┌────────

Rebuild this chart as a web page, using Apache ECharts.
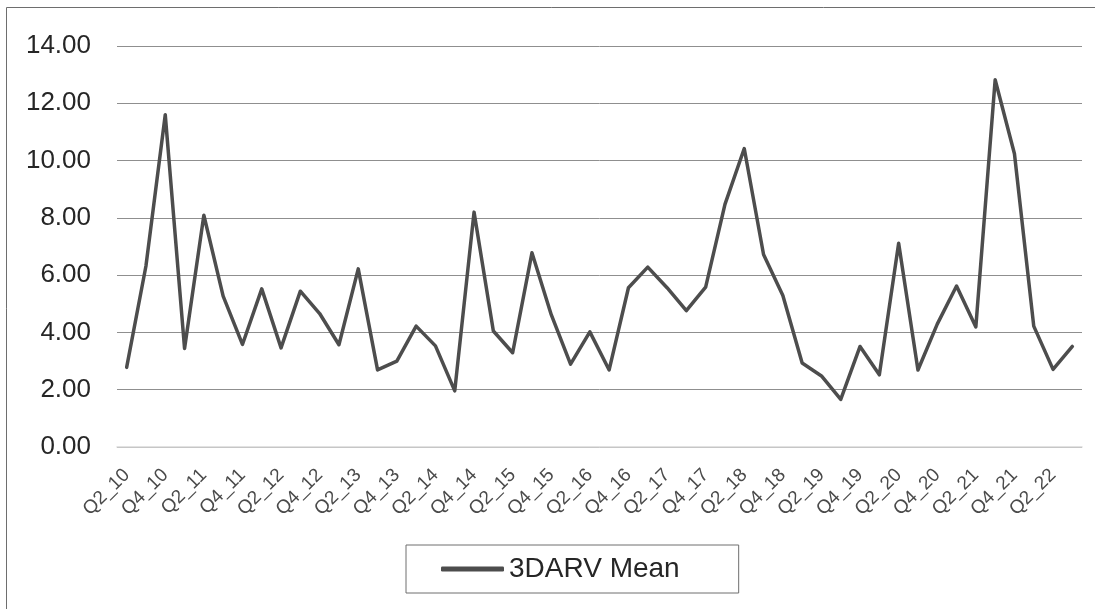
<!DOCTYPE html>
<html>
<head>
<meta charset="utf-8">
<script src="https://cdn.jsdelivr.net/npm/echarts@6/dist/echarts.min.js"></script>
<style>html,body{margin:0;padding:0;background:#fff;}#c{width:1095px;height:609px;}</style>
</head>
<body>
<div id="c"></div>
<script>
const categories = [
  'Q2_10','Q3_10','Q4_10','Q1_11','Q2_11','Q3_11','Q4_11','Q1_12','Q2_12','Q3_12',
  'Q4_12','Q1_13','Q2_13','Q3_13','Q4_13','Q1_14','Q2_14','Q3_14','Q4_14','Q1_15',
  'Q2_15','Q3_15','Q4_15','Q1_16','Q2_16','Q3_16','Q4_16','Q1_17','Q2_17','Q3_17',
  'Q4_17','Q1_18','Q2_18','Q3_18','Q4_18','Q1_19','Q2_19','Q3_19','Q4_19','Q1_20',
  'Q2_20','Q3_20','Q4_20','Q1_21','Q2_21','Q3_21','Q4_21','Q1_22','Q2_22','Q3_22'
];
const seriesName = '3DARV Mean';
const values = [
  2.78, 6.32, 11.6, 3.44, 8.09, 5.27, 3.58, 5.52, 3.46, 5.44,
  4.66, 3.57, 6.22, 2.69, 3.00, 4.22, 3.53, 1.96, 8.20, 4.05,
  3.29, 6.78, 4.62, 2.89, 4.02, 2.69, 5.56, 6.28, 5.56, 4.76,
  5.58, 8.47, 10.42, 6.72, 5.29, 2.93, 2.48, 1.66, 3.51, 2.52,
  7.11, 2.69, 4.29, 5.62, 4.19, 12.82, 10.24, 4.22, 2.71, 3.51
];
const yMin = 0, yMax = 14, yStep = 2;

const FONT = '"Liberation Sans", Arial, sans-serif';
const chart = echarts.init(document.getElementById('c'), null, {renderer: 'canvas'});
chart.setOption({
  animation: false,
  backgroundColor: '#ffffff',
  textStyle: {fontFamily: FONT},
  graphic: [{
    type: 'rect', silent: true,
    shape: {x: 6.5, y: 7.5, width: 1200, height: 800},
    style: {fill: 'none', stroke: '#6e6e6e', lineWidth: 1}
  }],
  grid: {left: 117, right: 13, top: 46, bottom: 162},
  xAxis: {
    type: 'category',
    data: categories,
    boundaryGap: true,
    axisLine: {show: true, lineStyle: {color: '#d9d9d9', width: 1.5}},
    axisTick: {show: false},
    axisLabel: {
      interval: 1, rotate: 45, fontSize: 19, color: '#4a4a4a', margin: 25,
      fontFamily: FONT
    },
    splitLine: {show: false}
  },
  yAxis: {
    type: 'value',
    min: yMin, max: yMax, interval: yStep,
    axisLine: {show: false},
    axisTick: {show: false},
    axisLabel: {
      fontSize: 26, color: '#262626', margin: 26,
      formatter: v => v.toFixed(2),
      fontFamily: FONT
    },
    splitLine: {lineStyle: {color: '#8f8f8f', width: 1}}
  },
  legend: {
    show: true,
    left: 406, top: 545,
    orient: 'horizontal',
    borderColor: '#6e6e6e', borderWidth: 1,
    padding: [10, 59, 10, 35],
    itemWidth: 63, itemHeight: 5,
    icon: 'roundRect',
    itemStyle: {color: '#4d4d4d', borderWidth: 0},
    textStyle: {fontSize: 28, color: '#262626', fontFamily: FONT},
    data: [seriesName]
  },
  series: [{
    name: seriesName,
    type: 'line',
    data: values,
    symbol: 'none',
    showSymbol: false,
    smooth: false,
    lineStyle: {color: '#4d4d4d', width: 3.5, join: 'round', cap: 'round'},
    itemStyle: {color: '#4d4d4d'}
  }]
});
</script>
</body>
</html>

└────────

* **TASK GOAL**: Restate only the lines running from the start of the material above through the line containing "const yMin = 0, yMax = 14, yStep = 2;", ends included. No pictures.

* **REPLY TO THE EXERCISE**:
Rebuild this chart as a web page, using Apache ECharts.
<!DOCTYPE html>
<html>
<head>
<meta charset="utf-8">
<script src="https://cdn.jsdelivr.net/npm/echarts@6/dist/echarts.min.js"></script>
<style>html,body{margin:0;padding:0;background:#fff;}#c{width:1095px;height:609px;}</style>
</head>
<body>
<div id="c"></div>
<script>
const categories = [
  'Q2_10','Q3_10','Q4_10','Q1_11','Q2_11','Q3_11','Q4_11','Q1_12','Q2_12','Q3_12',
  'Q4_12','Q1_13','Q2_13','Q3_13','Q4_13','Q1_14','Q2_14','Q3_14','Q4_14','Q1_15',
  'Q2_15','Q3_15','Q4_15','Q1_16','Q2_16','Q3_16','Q4_16','Q1_17','Q2_17','Q3_17',
  'Q4_17','Q1_18','Q2_18','Q3_18','Q4_18','Q1_19','Q2_19','Q3_19','Q4_19','Q1_20',
  'Q2_20','Q3_20','Q4_20','Q1_21','Q2_21','Q3_21','Q4_21','Q1_22','Q2_22','Q3_22'
];
const seriesName = '3DARV Mean';
const values = [
  2.78, 6.32, 11.6, 3.44, 8.09, 5.27, 3.58, 5.52, 3.46, 5.44,
  4.66, 3.57, 6.22, 2.69, 3.00, 4.22, 3.53, 1.96, 8.20, 4.05,
  3.29, 6.78, 4.62, 2.89, 4.02, 2.69, 5.56, 6.28, 5.56, 4.76,
  5.58, 8.47, 10.42, 6.72, 5.29, 2.93, 2.48, 1.66, 3.51, 2.52,
  7.11, 2.69, 4.29, 5.62, 4.19, 12.82, 10.24, 4.22, 2.71, 3.51
];
const yMin = 0, yMax = 14, yStep = 2;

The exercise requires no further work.